Иванов рвался за границу, в любимый Рим, для чего вступил в сложные эпистолярные отношения со своим бывшим слушателем Луначарским. Поэт был выдающимся мастером, как сказали бы теперь, внешних коммуникаций: Луначарский выбил длительные заграничные командировки Иванову и Бальмонту, причем Иванову – со всей семьей, по тем временам история почти невозможная. Единственное, о чем просил нарком, – хотя бы первое время воздержаться от открытой критики советской власти.

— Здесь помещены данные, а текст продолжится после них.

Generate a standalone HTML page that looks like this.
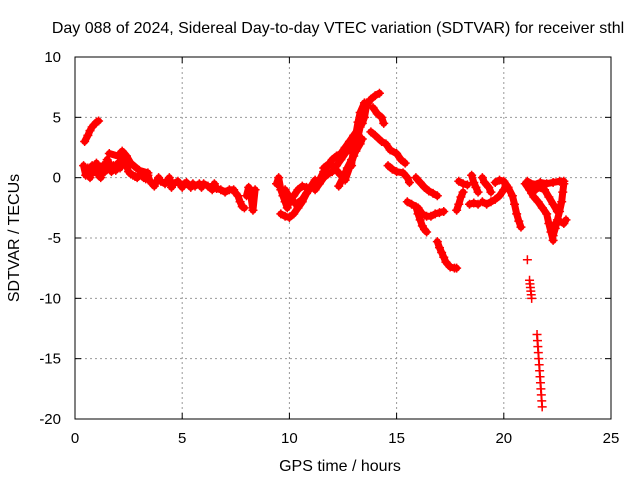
<!DOCTYPE html>
<html><head><meta charset="utf-8"><style>
body{margin:0;background:#fff}
svg{display:block;font-family:"Liberation Sans",sans-serif}
</style></head><body>
<svg id="c" width="640" height="480">
<text x="338" y="33" font-size="16" text-anchor="middle">Day 088 of 2024, Sidereal Day-to-day VTEC variation (SDTVAR) for receiver sthl</text>
<text x="340" y="471" font-size="16" text-anchor="middle">GPS time / hours</text>
<text transform="translate(19,238) rotate(-90)" font-size="16" text-anchor="middle">SDTVAR / TECUs</text>
<g id="grid"></g>
<g id="marks"></g>
<rect x="75" y="57" width="536" height="362" fill="none" stroke="#000" stroke-width="1"/>
</svg>
<script>
const xTicks=[0,5,10,15,20,25];
const yTicks=[10,5,0,-5,-10,-15,-20];
const tr1=[[0.45,3],[0.6,3.5],[0.7,3.9],[0.8,4.2],[0.9,4.4],[1.0,4.6],[1.1,4.7]];
const tr2=[[0.4,1],[0.5,0.2],[0.6,0.8],[0.7,0],[0.8,1],[0.9,0.5],[1.0,1.2],[1.1,0.2],[1.2,0],[1.3,1],[1.4,0.5],[1.5,1.5],[1.6,1.2],[1.7,0.5],[1.8,1],[1.9,0.6],[2.0,1.2],[2.1,0.8],[2.2,2],[2.3,1.5],[2.4,1],[2.5,0.5],[2.6,0.3],[2.7,0.2],[2.8,0.1],[2.9,0],[3.0,0.2],[3.1,0.3],[3.2,0],[3.3,-0.1],[3.4,0.2],[3.5,-0.3],[3.6,-0.5],[3.7,-0.7],[3.8,-0.3],[3.9,0],[4.0,-0.3],[4.2,-0.5],[4.4,0],[4.5,-0.8],[4.6,-0.5],[4.8,-0.3],[5.0,-0.8],[5.1,-0.5],[5.2,-0.4],[5.4,-0.8],[5.5,-0.5],[5.6,-0.7],[5.8,-0.5],[5.9,-0.8],[6.0,-0.5],[6.2,-0.7],[6.4,-1],[6.5,-0.5],[6.6,-0.9],[6.8,-1],[7.0,-1.2],[7.2,-1.0],[7.4,-1.0],[7.5,-1.3],[7.6,-1.5],[7.7,-2],[7.8,-2.4],[7.9,-2.5]];
const tr3=[[1.6,2],[2.0,1.8],[2.2,2.2],[2.4,1.8],[2.6,1.2],[3.0,0.6],[3.4,0.4]];
const tr4=[[8.0,-1.5],[8.1,-0.8],[8.2,-1.5],[8.3,-2.7],[8.4,-1]];
const tr5=[[9.4,-0.5],[9.5,0],[9.6,-1],[9.7,-1.5],[9.8,-2],[9.9,-2.5],[10.0,-2],[10.2,-1.5],[10.4,-1],[10.6,-0.7],[10.8,-0.8]];
const tr6=[[9.6,-3],[9.8,-3.2],[10.0,-3.3],[10.2,-3],[10.4,-2.5],[10.6,-2],[10.8,-1.3],[11.0,-0.8],[11.2,-0.5],[11.4,-0.2],[11.6,0.5],[11.8,1],[12.0,1.5],[12.2,1.8],[12.4,2],[12.6,2.5],[12.8,3],[13.0,3.5],[13.2,4],[13.4,4.5],[13.5,5],[13.6,6],[13.8,6.5],[14.0,6.8],[14.2,7]];
const tr7=[[11.2,-1],[11.4,-0.5],[11.6,0],[11.8,0.3],[12.0,0.5],[12.2,1],[12.4,1.5],[12.6,2],[12.8,2.5],[13.0,3],[13.2,4],[13.4,5],[13.6,6.2]];
const tr8=[[12.3,-0.7],[12.5,0],[12.7,0.8],[12.9,1.5],[13.1,2.2],[13.3,2.8],[13.4,3.2]];
const tr8b=[[12.6,-0.2],[12.8,0.8],[13.0,1.8],[13.1,2.6],[13.2,3.4],[13.3,4.2],[13.4,5]];
const tr8c=[[12.9,1],[13.0,2.6],[13.1,3.6],[13.2,4.6],[13.3,5.4],[13.5,6.2]];
const tr9=[[11.6,0.8],[11.8,1.1],[12.0,1.0],[12.2,0.6],[12.4,0.2]];
const tr9b=[[9.8,-1],[10.0,-1.6],[10.3,-2.2],[10.6,-1.8],[10.9,-1.0],[11.2,-0.2]];
const tr10=[[13.9,5.8],[14.1,5.3],[14.3,5],[14.4,4.5]];
const tr11=[[13.8,3.8],[14.0,3.5],[14.3,3],[14.5,2.8],[14.7,2.3],[15.0,2],[15.2,1.5],[15.4,1.2]];
const tr12=[[14.6,1],[14.8,0.7],[15.0,0.5],[15.3,0.4],[15.5,0],[15.6,-0.4]];
const tr13=[[15.9,0],[16.1,-0.4],[16.3,-0.8],[16.5,-1.1],[16.7,-1.3],[16.9,-1.5]];
const tr14=[[15.5,-2],[15.7,-2.2],[16.0,-2.5],[16.2,-3],[16.4,-3.2],[16.6,-3.2],[16.8,-3],[17.0,-2.9],[17.2,-2.8]];
const tr15=[[15.9,-2.4],[16.0,-3],[16.1,-3.5],[16.2,-4],[16.3,-4.3],[16.4,-4.5]];
const tr16=[[16.9,-5.3],[17.0,-5.8],[17.1,-6.2],[17.2,-6.6],[17.3,-7],[17.5,-7.4],[17.7,-7.5],[17.8,-7.5]];
const tr17=[[17.9,-0.3],[18.1,-0.5],[18.3,-0.6]];
const tr18=[[17.8,-2.7],[17.9,-2.2],[18.0,-1.6],[18.1,-1.2]];
const tr19=[[18.5,0.2],[18.6,-0.4],[18.7,-0.8],[18.8,-1.2]];
const tr20=[[18.4,-2.2],[18.6,-2.1],[18.8,-2.2]];
const tr21=[[19.0,0],[19.1,-0.4],[19.3,-0.8],[19.4,-1.2]];
const tr22=[[19.0,-2.0],[19.2,-2.2],[19.4,-2.0],[19.6,-1.8],[19.8,-1.5],[20.0,-1.0],[20.1,-0.6]];
const tr23=[[19.6,-0.4],[19.8,-0.2],[20.0,-0.3],[20.2,-0.8],[20.4,-1.5],[20.5,-2.2],[20.6,-3],[20.7,-3.6],[20.8,-4.1]];
const tr24=[[21.0,-0.5],[21.2,-1],[21.4,-1.6],[21.6,-2],[21.8,-2.5],[22.0,-3],[22.1,-3.8],[22.2,-4.5],[22.3,-5.2]];
const tr25=[[21.1,-0.3],[21.4,-0.6],[21.7,-0.4],[22.0,-0.5],[22.3,-0.4],[22.6,-0.3],[22.8,-0.3]];
const tr26=[[22.8,-0.5],[22.75,-1.2],[22.7,-2],[22.6,-2.8],[22.5,-3.5],[22.4,-4.2],[22.3,-4.8]];
const tr27=[[21.3,-1.3],[21.6,-0.8],[21.9,-1],[22.1,-1.6],[22.3,-2.2],[22.5,-2.8]];
const tr28=[[22.4,-3.8],[22.6,-3.6],[22.8,-3.8],[22.9,-3.5]];
const tr29=[[21.1,-6.8]];
const tr30=[[21.2,-8.5],[21.22,-8.8],[21.24,-9.1],[21.26,-9.4],[21.28,-9.7],[21.3,-10]];
const tr31=[[21.55,-13],[21.57,-13.5],[21.59,-14],[21.61,-14.5],[21.63,-15],[21.65,-15.5],[21.67,-16],[21.69,-16.5],[21.71,-17],[21.73,-17.5],[21.75,-18],[21.77,-18.5],[21.79,-19]];
const tracks=[tr1,tr2,tr3,tr4,tr5,tr6,tr7,tr8,tr8b,tr8c,tr9,tr9b,tr10,tr11,tr12,tr13,tr14,tr15,tr16,tr17,tr18,tr19,tr20,tr21,tr22,tr23,tr24,tr25,tr26,tr27,tr28,tr29,tr30,tr31];
const NS='http://www.w3.org/2000/svg';
const X=t=>75+(t/25)*536;
const Y=v=>57+(10-v)/30*362;
const grid=document.getElementById('grid');
function mk(tag,attrs,parent){const e=document.createElementNS(NS,tag);for(const k in attrs)e.setAttribute(k,attrs[k]);parent.appendChild(e);return e;}
xTicks.forEach(t=>{
  const x=X(t);
  if(t>0&&t<25){const l=mk('line',{x1:x,x2:x,y1:57,y2:419,stroke:'#999','stroke-dasharray':'2,3'},grid);
  
  }
  mk('line',{x1:x,x2:x,y1:419,y2:413,stroke:'#000'},grid);
  mk('line',{x1:x,x2:x,y1:57,y2:63,stroke:'#000'},grid);
  const tx=mk('text',{x:x,y:443,'font-size':15,'text-anchor':'middle'},grid);
  tx.textContent=t;
  
  
});
yTicks.forEach(v=>{
  const y=Y(v);
  if(v<10&&v>-20){const l=mk('line',{x1:75,x2:611,y1:y,y2:y,stroke:'#999','stroke-dasharray':'2,3'},grid);
  
  }
  mk('line',{x1:75,x2:81,y1:y,y2:y,stroke:'#000'},grid);
  mk('line',{x1:605,x2:611,y1:y,y2:y,stroke:'#000'},grid);
  const tx=mk('text',{x:61,y:y+5,'font-size':15,'text-anchor':'end'},grid);
  tx.textContent=v;
  
  
});
const marks=document.getElementById('marks');
tracks.forEach(tr=>{
  if(tr.length>1){
    const p=mk('polyline',{points:tr.map(d=>X(d[0])+','+Y(d[1])).join(' '),fill:'none',stroke:'#f00','stroke-width':(tr===tr30||tr===tr31)?2:7,'stroke-linejoin':'round','stroke-linecap':'round'},marks);
    
    
  }
  tr.forEach(d=>{
    const x=X(d[0]),y=Y(d[1]);
    const m=mk('path',{d:`M${x-4.5},${y}H${x+4.5}M${x},${y-4.5}V${y+4.5}`,stroke:'#f00','stroke-width':1.5},marks);
    
    
  });
});
</script>
</body></html>
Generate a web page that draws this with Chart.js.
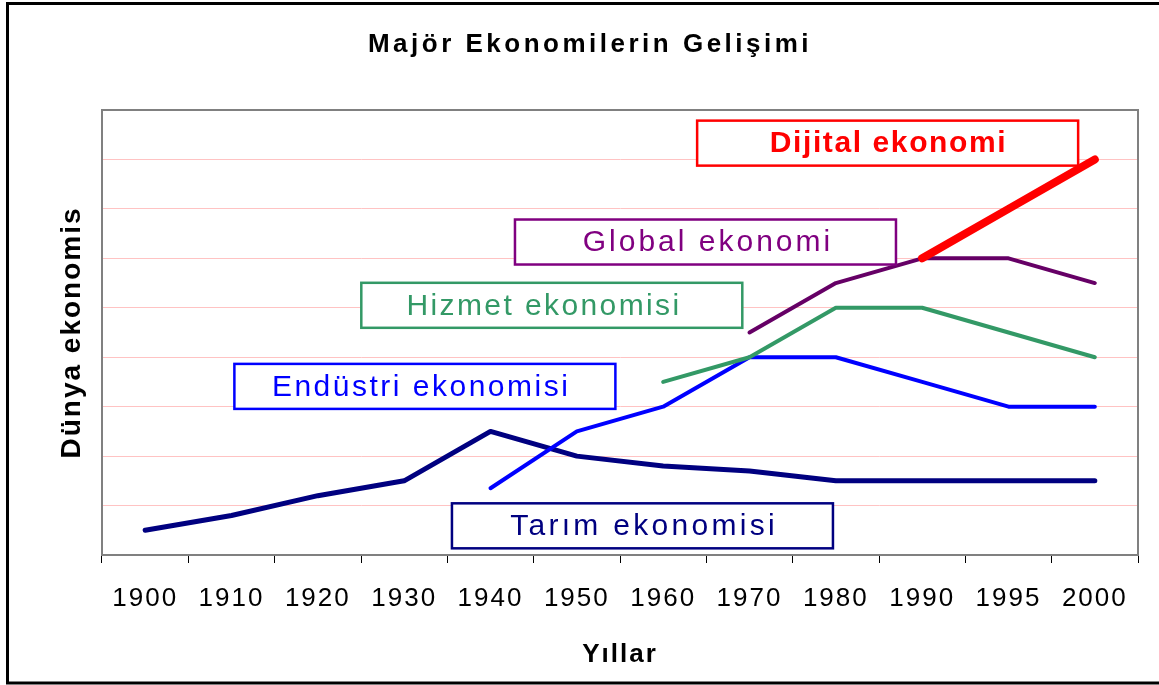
<!DOCTYPE html>
<html>
<head>
<meta charset="utf-8">
<script src="https://cdn.jsdelivr.net/npm/chart.js@4/dist/chart.umd.min.js"></script>
<style>
  html, body { margin: 0; padding: 0; background: #fff; }
  #wrap { position: relative; width: 1159px; height: 685px; }
</style>
</head>
<body>
<div id="wrap"><canvas id="chart" width="1159" height="685"></canvas></div>
<script>
"use strict";

// years on the x axis
var years = ["1900", "1910", "1920", "1930", "1940", "1950", "1960", "1970", "1980", "1990", "1995", "2000"];

// series values (null = series not yet started)
var tarim    = [0.5, 0.8, 1.2, 1.5, 2.5, 2.0, 1.8, 1.7, 1.5, 1.5, 1.5, 1.5];
var endustri = [null, null, null, null, 1.35, 2.5, 3.0, 4.0, 4.0, 3.5, 3.0, 3.0];
var hizmet   = [null, null, null, null, null, null, 3.5, 4.0, 5.0, 5.0, 4.5, 4.0];
var globalEk = [null, null, null, null, null, null, null, 4.5, 5.5, 6.0, 6.0, 5.5];
var dijital  = [null, null, null, null, null, null, null, null, null, 6.0, 7.0, 8.0];

// boxed series names
var boxTexts = ["Dijital ekonomi", "Global ekonomi", "Hizmet ekonomisi", "Endüstri ekonomisi", "Tarım ekonomisi"];

var chartTitle = "Majör Ekonomilerin Gelişimi";

var fontFamily = "'Liberation Sans', Arial, sans-serif";
Chart.defaults.font.family = fontFamily;
Chart.defaults.color = "#000";

// box centres in data units (category index, value) and look
var boxAnchors = [
    { x: 8.60, y: 8.33, color: "#FF0000", bold: true,  spacing: 1.6, dx: 0 },
    { x: 6.49, y: 6.33, color: "#800080", bold: false, spacing: 3.0, dx: 1 },
    { x: 4.71, y: 5.05, color: "#339966", bold: false, spacing: 2.4, dx: -9 },
    { x: 3.24, y: 3.41, color: "#0000FF", bold: false, spacing: 2.5, dx: -5 },
    { x: 5.76, y: 0.59, color: "#000080", bold: false, spacing: 3.3, dx: 0 }
];

var framePlugin = {
    id: "frame",
    beforeDraw: function (chart) {
        var ctx = chart.ctx;
        ctx.letterSpacing = "2px";
        ctx.save();
        ctx.strokeStyle = "#000";
        ctx.lineWidth = 3;
        ctx.strokeRect(7.5, 3.5, 1165, 679.5);
        ctx.restore();
    },
    beforeDatasetsDraw: function (chart) {
        var a = chart.chartArea;
        var ctx = chart.ctx;
        ctx.save();
        ctx.strokeStyle = "#808080";
        ctx.lineWidth = 2;
        ctx.strokeRect(a.left, a.top, a.right - a.left, a.bottom - a.top);
        ctx.restore();
    },
    afterDatasetsDraw: function (chart) {
        var ctx = chart.ctx;
        var xs = chart.scales.x;
        var ys = chart.scales.y;
        var w = 381, h = 45;
        ctx.save();
        ctx.textAlign = "center";
        ctx.textBaseline = "middle";
        for (var i = 0; i < boxTexts.length; i++) {
            var b = boxAnchors[i];
            var cx = xs.getPixelForValue(b.x);
            var cy = ys.getPixelForValue(b.y);
            ctx.fillStyle = "#fff";
            ctx.fillRect(cx - w / 2, cy - h / 2, w, h);
            ctx.strokeStyle = b.color;
            ctx.lineWidth = 2.5;
            ctx.strokeRect(cx - w / 2, cy - h / 2, w, h);
            ctx.fillStyle = b.color;
            ctx.letterSpacing = b.spacing + "px";
            ctx.font = (b.bold ? "bold " : "") + "30px " + fontFamily;
            ctx.fillText(boxTexts[i], cx + b.dx + b.spacing / 2, cy + 1);
        }
        ctx.restore();
    },
    afterDraw: function (chart) {
        var ctx = chart.ctx;
        ctx.save();
        ctx.letterSpacing = "3.5px";
        ctx.font = "bold 26px " + fontFamily;
        ctx.fillStyle = "#000";
        ctx.textAlign = "center";
        ctx.textBaseline = "middle";
        ctx.fillText(chartTitle, 590, 45);
        ctx.restore();
    }
};

function lineSet(label, data, color, width) {
    return {
        label: label,
        data: data,
        borderColor: color,
        backgroundColor: color,
        borderWidth: width,
        borderCapStyle: "round",
        borderJoinStyle: "round",
        pointRadius: 0,
        pointHoverRadius: 0,
        tension: 0,
        spanGaps: false
    };
}

var ctx0 = document.getElementById("chart");
var myChart = new Chart(ctx0, {
    type: "line",
    data: {
        labels: years,
        datasets: [
            lineSet("Dijital ekonomi", dijital, "#FF0000", 8),
            lineSet("Global ekonomi", globalEk, "#660066", 4),
            lineSet("Hizmet ekonomisi", hizmet, "#339966", 4),
            lineSet("Endüstri ekonomisi", endustri, "#0000FF", 4),
            lineSet("Tarım ekonomisi", tarim, "#000080", 5)
        ]
    },
    options: {
        responsive: false,
        animation: false,
        events: [],
        layout: { padding: { left: 0, top: 110, right: 21, bottom: 0 } },
        plugins: {
            legend: { display: false },
            tooltip: { enabled: false },
            title: { display: false }
        },
        scales: {
            x: {
                offset: true,
                afterFit: function (scale) { scale.height = 130; },
                grid: {
                    offset: true,
                    drawOnChartArea: false,
                    drawTicks: true,
                    tickLength: 8,
                    tickColor: "#000",
                    tickWidth: 1
                },
                border: { color: "#808080", width: 2 },
                ticks: {
                    color: "#000",
                    font: { size: 26 },
                    padding: 20,
                    maxRotation: 0,
                    autoSkip: false
                },
                title: {
                    display: true,
                    text: "Yıllar",
                    color: "#000",
                    font: { size: 26, weight: "bold" },
                    padding: { top: 0, bottom: 15 }
                }
            },
            y: {
                min: 0,
                max: 9,
                afterFit: function (scale) { scale.width = 102; },
                ticks: { display: false, stepSize: 1 },
                grid: { color: "rgb(255,195,195)", lineWidth: 1, drawTicks: false },
                border: { color: "#808080", width: 2 },
                title: {
                    display: true,
                    text: "Dünya ekonomis",
                    color: "#000",
                    font: { size: 28, weight: "bold" },
                    padding: { top: 55, bottom: 0 }
                }
            }
        }
    },
    plugins: [framePlugin]
});
</script>
</body>
</html>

Бальмонт уехал первым и прямо на вокзале в Ревеле дал такое интервью местной прессе, что Политбюро немедленно аннулировало командировку Иванова. «Это смертный приговор», – сказала жена Иванова Вера, узнав об отмене, и не ошиблась: через три месяца она умерла.

Находиться в сырой, голодной, пропахшей смертью Москве стало совсем невозможно. Ивановы – Вячеслав, дочь Лидия и маленький сын Дмитрий – уезжают в Кисловодск, а оттуда – в столицу Азербайджана.

Баку стал его Новым Римом.

«В БГУ начала двадцатых царила обстановка подлинного классического университета»

Труды и дни

Ранней истории Бакинского университета посвящено не так уж много серьезных работ, и это достаточно обидно: БГУ в первые годы своего существования был довольно-таки удивительным феноменом – как, впрочем, и сам тогдашний Баку. Люди, приезжавшие в город, некоторое время находились буквально в состоянии грогги, так силен был контраст с утонувшей в крови, разрухе, нищете и голоде Россией. «Торговля была – о радость! – еще свободная. Можно было купить чаю, колбасы, хлеба и масла», – пишет о своем самом первом впечатлении от города Лидия Иванова.

Но бытовые облегчения были только половиной дела. Бакинский университет, основанный всего годом ранее правительством независимого еще Азербайджана (то есть «мусаватистским» – поэтому в советской историографии датой основания было решено считать 1920-й), не страдал качеством кадров. Костяк его профессуры составили русские выходцы из реорганизованного грузинскими властями «в национальном духе» Закавказского университета в Тифлисе. А вот количественный дефицит был налицо. Иванова, национальную знаменитость, встретили восторженно. 19 ноября 1920 года декан историко-филологического факультета Николай Дубровский представил кафедре классической филологии нового профессора.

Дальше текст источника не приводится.